One day we were having lunch with my sister and her two young sons at a salad bar. One of her boys, Joe, was only five years old. He loved black olives and had taken all of the olives on the salad bar and filled a bowl. He had a black olive stuck to each finger-tip and was plucking them off with his teeth and enjoying them immensely.
“You shouldn’t eat too many of those,” Michael warned him, “they are full of oil and they are really bad for you.” I knew Michael wanted some of his olives.
“There is no oil in them.” Joe proclaimed, “they are a vegetable and they are good for you.”
Michael countered, “Nope, they are full of oil and oil is bad for you.”
“They don’t taste oily,” Joe said, closely examining his thumb-olive.
“To get the oil out they grind them into a pulp and then boil the pulp with water and then mash them and mash them,” Michael informed him.
“Is that right Mom?” Joe asked.
“Uh, yeah, I think so,” my sister answered.

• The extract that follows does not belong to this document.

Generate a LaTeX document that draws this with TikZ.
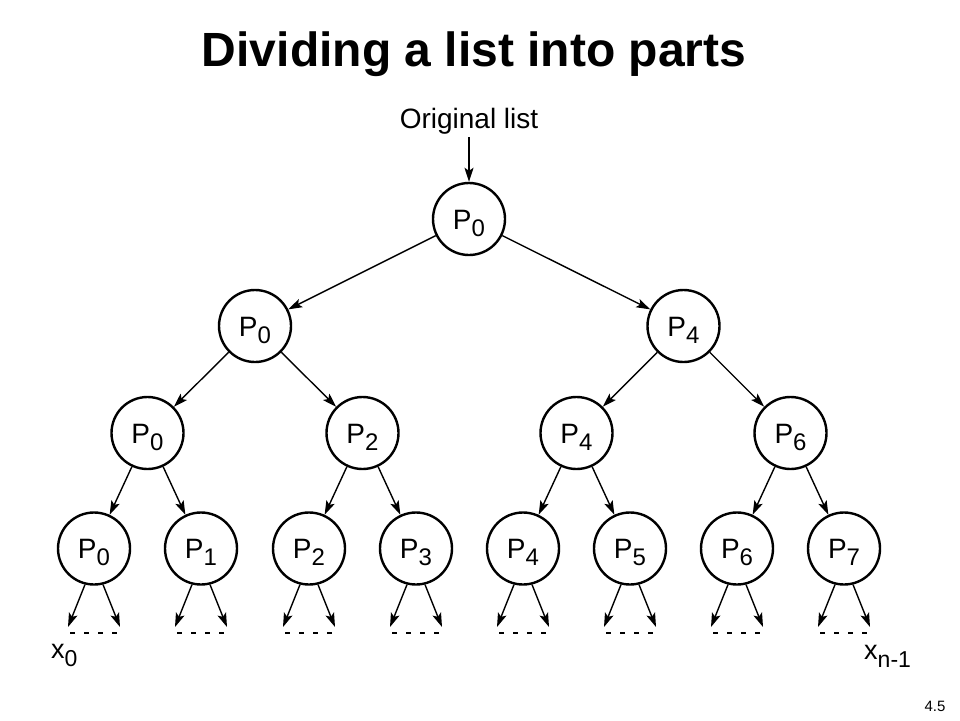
\documentclass[tikz,border=0pt]{standalone}
\usepackage{fontspec}
\setmainfont{Liberation Sans}
\usetikzlibrary{arrows.meta}
\newcommand{\Plab}[1]{\fontsize{28}{30}\selectfont P\raisebox{-7pt}{\fontsize{24}{26}\selectfont #1}}
\newcommand{\Xlab}[1]{\fontsize{27}{30}\selectfont x\raisebox{-8pt}{\fontsize{23}{24}\selectfont #1}}
\begin{document}
\begin{tikzpicture}[x=1pt,y=-1pt,
  proc/.style={circle,draw,line width=2.4pt,minimum size=72pt,inner sep=0pt,text height=20pt,text depth=0pt},
  arr/.style={line width=1.4pt,-{Stealth[length=14pt,width=9pt,inset=3pt]}},
  dots/.style={line width=2.5pt,dash pattern=on 5pt off 9pt}]
\useasboundingbox (0,0) rectangle (960,720);
\fill[white] (0,0) rectangle (960,720);
% title
\node[font=\fontsize{48}{50}\selectfont\bfseries, anchor=base] (title) at (474,66) {Dividing a list into parts};
\node[font=\fontsize{28}{30}\selectfont, anchor=base, inner sep=3pt] (orig) at (469,128) {Original list};
% tree
\node[proc] (a) at (469,219) {\Plab{0}};
\node[proc] (b0) at (255,326) {\Plab{0}};
\node[proc] (b1) at (683.5,326) {\Plab{4}};
\node[proc] (c0) at (147.5,433) {\Plab{0}};
\node[proc] (c1) at (362.5,433) {\Plab{2}};
\node[proc] (c2) at (576.5,433) {\Plab{4}};
\node[proc] (c3) at (790.5,433) {\Plab{6}};
\foreach \i/\x in {0/94,1/201,2/309,3/416,4/523,5/630,6/737,7/844}{
  \node[proc] (d\i) at (\x,548.5) {\Plab{\i}};
  \coordinate (l\i) at (\x-26,627);
  \coordinate (r\i) at (\x+26,627);
  \coordinate (ds\i) at (\x-24,633);
  \coordinate (de\i) at (\x+24,633);
  \draw[arr] (d\i.-104) -- (l\i);
  \draw[arr] (d\i.-76) -- (r\i);
  \draw[dots] (ds\i) -- (de\i);
}
\draw[arr] (orig) -- (a);
\draw[arr] (a) -- (b0);
\draw[arr] (a) -- (b1);
\draw[arr] (b0) -- (c0);
\draw[arr] (b0) -- (c1);
\draw[arr] (b1) -- (c2);
\draw[arr] (b1) -- (c3);
\draw[arr] (c0) -- (d0);
\draw[arr] (c0) -- (d1);
\draw[arr] (c1) -- (d2);
\draw[arr] (c1) -- (d3);
\draw[arr] (c2) -- (d4);
\draw[arr] (c2) -- (d5);
\draw[arr] (c3) -- (d6);
\draw[arr] (c3) -- (d7);
% end labels
\node[anchor=base west, inner sep=0pt] (x0) at (51,658) {\Xlab{0}};
\node[anchor=base west, inner sep=0pt] (xn) at (864,659) {\Xlab{n-1}};
\node[anchor=base, font=\fontsize{15}{18}\selectfont] (pg) at (935,711) {4.5};
\end{tikzpicture}
\end{document}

This was long before Google and smartphones so we couldn’t double-check his information. “But I think they are a fruit, not a vegetable.” We didn’t know.
“That’s how they get corn oil from corn too,” Michael stated matter-of-factly. “Grind it and grind it, boil it and boil it, and then mash it and mash it… to get the oil out.”
“There is no oil in corn,” Joe states emphatically, leaning in toward Michael, his eyes narrowed.
“There is oil in all sorts of things.” Michael leans in to Joe, even closer. “So,” Michael replies, “do you wanna know how they make baby oil?”
And while Joe was stuck in wide-eyed shock, Michael took the last of Joe’s precious olives and popped them in his mouth.